WRITTEN EXERCISE: Answer with a number only: how many lines of the data contain "produces"?

SUPPLIED ENTRIES:
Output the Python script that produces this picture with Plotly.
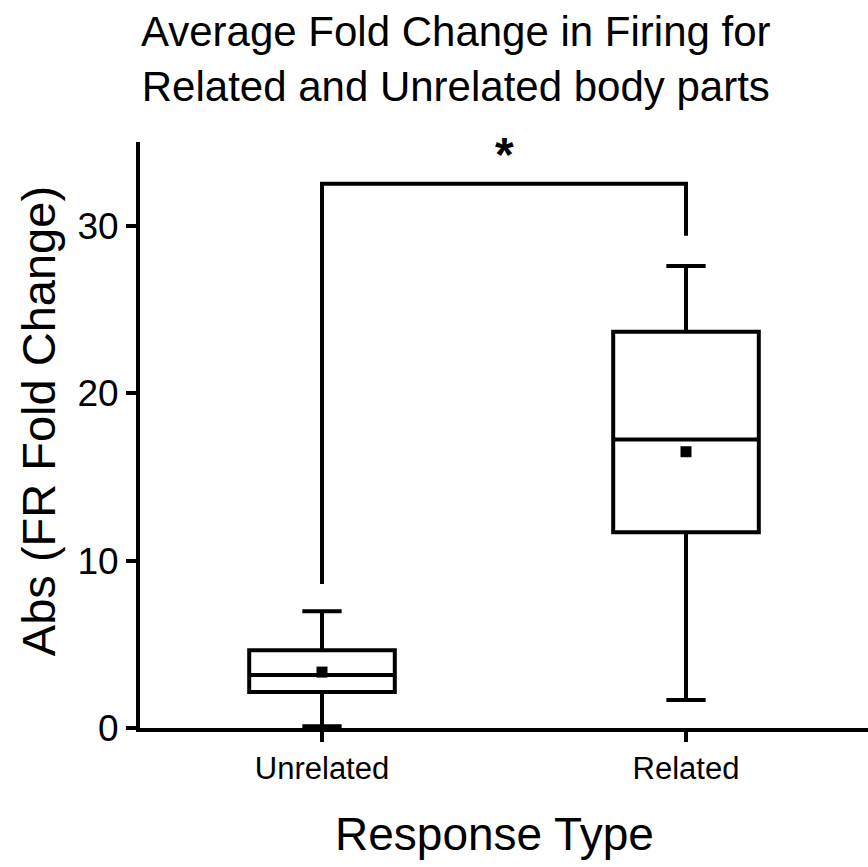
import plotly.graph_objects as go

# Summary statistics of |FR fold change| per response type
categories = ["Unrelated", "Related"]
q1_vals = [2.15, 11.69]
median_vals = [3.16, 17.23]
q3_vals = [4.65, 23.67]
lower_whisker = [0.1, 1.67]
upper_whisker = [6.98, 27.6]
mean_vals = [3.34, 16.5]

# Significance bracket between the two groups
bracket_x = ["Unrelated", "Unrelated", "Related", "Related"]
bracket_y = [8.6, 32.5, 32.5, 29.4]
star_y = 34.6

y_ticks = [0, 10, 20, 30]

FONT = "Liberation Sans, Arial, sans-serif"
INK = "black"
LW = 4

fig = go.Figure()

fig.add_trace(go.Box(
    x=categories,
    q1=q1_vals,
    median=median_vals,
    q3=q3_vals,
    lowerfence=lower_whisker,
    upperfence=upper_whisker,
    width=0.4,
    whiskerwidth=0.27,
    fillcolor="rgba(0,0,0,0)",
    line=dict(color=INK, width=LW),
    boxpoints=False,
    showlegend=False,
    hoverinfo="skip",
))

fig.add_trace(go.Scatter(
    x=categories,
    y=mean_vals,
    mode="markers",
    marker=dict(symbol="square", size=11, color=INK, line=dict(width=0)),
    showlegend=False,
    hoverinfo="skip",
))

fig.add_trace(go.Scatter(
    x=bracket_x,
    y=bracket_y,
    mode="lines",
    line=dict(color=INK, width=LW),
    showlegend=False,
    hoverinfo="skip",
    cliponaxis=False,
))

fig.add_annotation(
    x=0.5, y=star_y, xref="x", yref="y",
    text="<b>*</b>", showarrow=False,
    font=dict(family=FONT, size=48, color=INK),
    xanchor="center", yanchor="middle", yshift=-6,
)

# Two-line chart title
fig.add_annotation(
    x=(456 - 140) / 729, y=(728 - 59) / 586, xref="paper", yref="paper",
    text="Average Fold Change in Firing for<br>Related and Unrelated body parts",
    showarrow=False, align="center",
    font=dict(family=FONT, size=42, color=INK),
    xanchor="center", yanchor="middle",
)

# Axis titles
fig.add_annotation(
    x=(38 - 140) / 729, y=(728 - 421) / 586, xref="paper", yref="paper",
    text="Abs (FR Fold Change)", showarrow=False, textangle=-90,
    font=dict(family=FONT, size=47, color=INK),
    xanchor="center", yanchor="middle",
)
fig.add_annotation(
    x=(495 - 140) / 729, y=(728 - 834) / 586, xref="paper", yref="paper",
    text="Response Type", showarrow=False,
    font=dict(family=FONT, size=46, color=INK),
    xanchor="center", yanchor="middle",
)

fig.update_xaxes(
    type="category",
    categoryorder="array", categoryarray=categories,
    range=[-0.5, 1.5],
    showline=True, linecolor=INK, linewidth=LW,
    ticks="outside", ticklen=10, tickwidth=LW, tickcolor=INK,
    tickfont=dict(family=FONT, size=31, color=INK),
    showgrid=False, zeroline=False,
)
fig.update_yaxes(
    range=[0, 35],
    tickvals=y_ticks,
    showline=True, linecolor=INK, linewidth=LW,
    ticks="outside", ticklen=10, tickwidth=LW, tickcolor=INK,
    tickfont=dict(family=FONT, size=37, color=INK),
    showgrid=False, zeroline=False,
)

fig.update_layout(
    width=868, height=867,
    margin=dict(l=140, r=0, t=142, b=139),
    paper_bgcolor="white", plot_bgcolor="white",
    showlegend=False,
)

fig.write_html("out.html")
---
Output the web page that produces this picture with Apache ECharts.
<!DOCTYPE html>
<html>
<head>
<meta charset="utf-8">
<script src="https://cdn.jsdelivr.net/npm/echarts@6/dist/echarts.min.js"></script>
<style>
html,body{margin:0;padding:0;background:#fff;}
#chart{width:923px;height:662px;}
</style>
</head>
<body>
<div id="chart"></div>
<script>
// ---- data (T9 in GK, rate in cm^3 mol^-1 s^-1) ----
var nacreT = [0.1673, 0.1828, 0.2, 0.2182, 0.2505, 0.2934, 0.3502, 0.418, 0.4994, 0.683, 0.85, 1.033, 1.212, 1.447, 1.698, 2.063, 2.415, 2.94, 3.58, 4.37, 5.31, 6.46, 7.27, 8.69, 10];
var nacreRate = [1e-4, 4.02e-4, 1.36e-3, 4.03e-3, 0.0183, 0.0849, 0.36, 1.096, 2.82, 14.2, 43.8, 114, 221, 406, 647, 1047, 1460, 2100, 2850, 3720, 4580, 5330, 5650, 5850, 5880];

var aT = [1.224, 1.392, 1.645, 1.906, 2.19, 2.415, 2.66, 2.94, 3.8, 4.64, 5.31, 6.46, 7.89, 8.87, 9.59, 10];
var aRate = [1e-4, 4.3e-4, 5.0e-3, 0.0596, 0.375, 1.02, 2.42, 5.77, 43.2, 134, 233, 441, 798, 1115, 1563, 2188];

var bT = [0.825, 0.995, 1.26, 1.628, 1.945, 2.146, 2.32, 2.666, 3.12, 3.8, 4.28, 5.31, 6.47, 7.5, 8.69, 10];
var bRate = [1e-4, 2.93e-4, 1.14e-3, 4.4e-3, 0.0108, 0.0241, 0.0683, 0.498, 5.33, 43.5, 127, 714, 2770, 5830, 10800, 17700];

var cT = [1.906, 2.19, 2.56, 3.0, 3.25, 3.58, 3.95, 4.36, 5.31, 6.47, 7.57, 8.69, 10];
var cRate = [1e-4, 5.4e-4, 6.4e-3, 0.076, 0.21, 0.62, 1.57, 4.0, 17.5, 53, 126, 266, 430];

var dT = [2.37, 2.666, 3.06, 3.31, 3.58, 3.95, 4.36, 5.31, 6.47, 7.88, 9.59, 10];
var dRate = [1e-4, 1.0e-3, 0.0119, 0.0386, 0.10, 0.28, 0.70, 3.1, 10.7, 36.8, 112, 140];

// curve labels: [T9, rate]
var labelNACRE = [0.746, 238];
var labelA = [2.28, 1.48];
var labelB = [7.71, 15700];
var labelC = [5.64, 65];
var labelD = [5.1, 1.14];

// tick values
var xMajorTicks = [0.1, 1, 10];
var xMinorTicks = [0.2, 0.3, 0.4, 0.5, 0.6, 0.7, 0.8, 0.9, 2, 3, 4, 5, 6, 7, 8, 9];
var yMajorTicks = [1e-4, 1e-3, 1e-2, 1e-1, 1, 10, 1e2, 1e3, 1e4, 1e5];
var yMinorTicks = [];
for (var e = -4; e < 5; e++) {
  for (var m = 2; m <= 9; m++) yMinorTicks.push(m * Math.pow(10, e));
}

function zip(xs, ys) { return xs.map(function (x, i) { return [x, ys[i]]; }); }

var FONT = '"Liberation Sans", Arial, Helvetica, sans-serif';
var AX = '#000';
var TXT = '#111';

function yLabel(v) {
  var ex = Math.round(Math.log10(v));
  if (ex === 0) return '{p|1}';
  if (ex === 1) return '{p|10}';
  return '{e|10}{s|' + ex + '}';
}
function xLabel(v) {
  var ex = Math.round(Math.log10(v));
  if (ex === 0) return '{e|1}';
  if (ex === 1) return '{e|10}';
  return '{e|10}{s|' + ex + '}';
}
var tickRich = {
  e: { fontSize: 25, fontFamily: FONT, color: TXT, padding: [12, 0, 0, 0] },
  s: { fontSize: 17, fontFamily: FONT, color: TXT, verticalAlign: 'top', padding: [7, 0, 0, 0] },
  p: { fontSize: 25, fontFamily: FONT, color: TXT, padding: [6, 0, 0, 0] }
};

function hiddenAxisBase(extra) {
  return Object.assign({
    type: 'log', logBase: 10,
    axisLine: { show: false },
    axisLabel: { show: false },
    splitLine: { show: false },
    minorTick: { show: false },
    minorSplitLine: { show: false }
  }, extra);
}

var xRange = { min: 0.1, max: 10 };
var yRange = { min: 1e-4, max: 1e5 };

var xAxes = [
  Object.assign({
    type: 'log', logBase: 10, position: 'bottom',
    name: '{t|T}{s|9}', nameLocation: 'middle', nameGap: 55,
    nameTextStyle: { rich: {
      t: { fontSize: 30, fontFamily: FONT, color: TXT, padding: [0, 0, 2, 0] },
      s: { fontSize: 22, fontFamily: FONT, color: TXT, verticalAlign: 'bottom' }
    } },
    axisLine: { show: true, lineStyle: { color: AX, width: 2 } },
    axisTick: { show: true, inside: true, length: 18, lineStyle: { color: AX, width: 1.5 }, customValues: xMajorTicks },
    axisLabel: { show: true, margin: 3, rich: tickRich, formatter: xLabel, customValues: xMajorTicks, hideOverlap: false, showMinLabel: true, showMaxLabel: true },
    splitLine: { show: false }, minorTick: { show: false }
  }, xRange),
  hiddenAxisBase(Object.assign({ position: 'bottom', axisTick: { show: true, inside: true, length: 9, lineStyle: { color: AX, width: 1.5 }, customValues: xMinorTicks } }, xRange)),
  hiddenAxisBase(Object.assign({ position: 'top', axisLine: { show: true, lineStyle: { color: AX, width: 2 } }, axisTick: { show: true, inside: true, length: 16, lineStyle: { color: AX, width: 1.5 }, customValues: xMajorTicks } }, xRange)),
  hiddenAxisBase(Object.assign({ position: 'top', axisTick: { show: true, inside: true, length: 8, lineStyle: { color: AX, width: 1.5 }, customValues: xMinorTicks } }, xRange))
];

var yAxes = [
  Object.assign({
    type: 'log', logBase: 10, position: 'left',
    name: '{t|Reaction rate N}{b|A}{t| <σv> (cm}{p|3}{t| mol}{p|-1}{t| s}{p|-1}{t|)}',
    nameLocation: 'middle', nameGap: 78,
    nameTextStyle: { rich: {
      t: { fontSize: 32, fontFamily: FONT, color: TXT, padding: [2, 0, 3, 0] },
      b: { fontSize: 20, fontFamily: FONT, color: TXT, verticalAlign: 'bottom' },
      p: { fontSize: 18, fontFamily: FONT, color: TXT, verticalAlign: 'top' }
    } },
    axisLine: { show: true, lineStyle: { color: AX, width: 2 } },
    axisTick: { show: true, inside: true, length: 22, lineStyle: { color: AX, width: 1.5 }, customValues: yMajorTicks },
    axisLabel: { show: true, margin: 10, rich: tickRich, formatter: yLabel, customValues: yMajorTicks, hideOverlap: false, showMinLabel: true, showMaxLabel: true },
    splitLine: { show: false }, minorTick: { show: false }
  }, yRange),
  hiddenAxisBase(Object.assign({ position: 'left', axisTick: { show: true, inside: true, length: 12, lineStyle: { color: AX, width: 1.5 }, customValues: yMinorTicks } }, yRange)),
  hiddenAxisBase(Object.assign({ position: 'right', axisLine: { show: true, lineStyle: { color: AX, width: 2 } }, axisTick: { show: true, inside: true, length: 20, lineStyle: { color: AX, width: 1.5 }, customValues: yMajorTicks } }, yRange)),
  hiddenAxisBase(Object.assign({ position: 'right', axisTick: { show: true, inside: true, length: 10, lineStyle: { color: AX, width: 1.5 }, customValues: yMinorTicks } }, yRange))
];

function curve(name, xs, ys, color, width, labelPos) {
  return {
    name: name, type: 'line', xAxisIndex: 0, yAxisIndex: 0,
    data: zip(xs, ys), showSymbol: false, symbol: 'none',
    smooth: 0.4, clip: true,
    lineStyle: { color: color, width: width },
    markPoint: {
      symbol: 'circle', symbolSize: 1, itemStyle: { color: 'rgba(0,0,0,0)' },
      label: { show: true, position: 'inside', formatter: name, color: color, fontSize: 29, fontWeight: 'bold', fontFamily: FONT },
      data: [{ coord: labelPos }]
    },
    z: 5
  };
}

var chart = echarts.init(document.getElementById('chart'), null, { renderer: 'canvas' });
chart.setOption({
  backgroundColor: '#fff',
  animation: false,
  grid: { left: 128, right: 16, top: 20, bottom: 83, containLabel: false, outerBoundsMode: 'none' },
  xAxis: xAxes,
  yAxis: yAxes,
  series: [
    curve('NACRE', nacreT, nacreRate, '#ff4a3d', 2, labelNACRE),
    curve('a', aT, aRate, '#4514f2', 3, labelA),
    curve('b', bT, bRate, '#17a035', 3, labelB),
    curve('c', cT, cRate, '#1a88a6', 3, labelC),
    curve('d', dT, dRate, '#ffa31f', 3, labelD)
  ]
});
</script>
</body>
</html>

ANSWER TO THE TASK: 2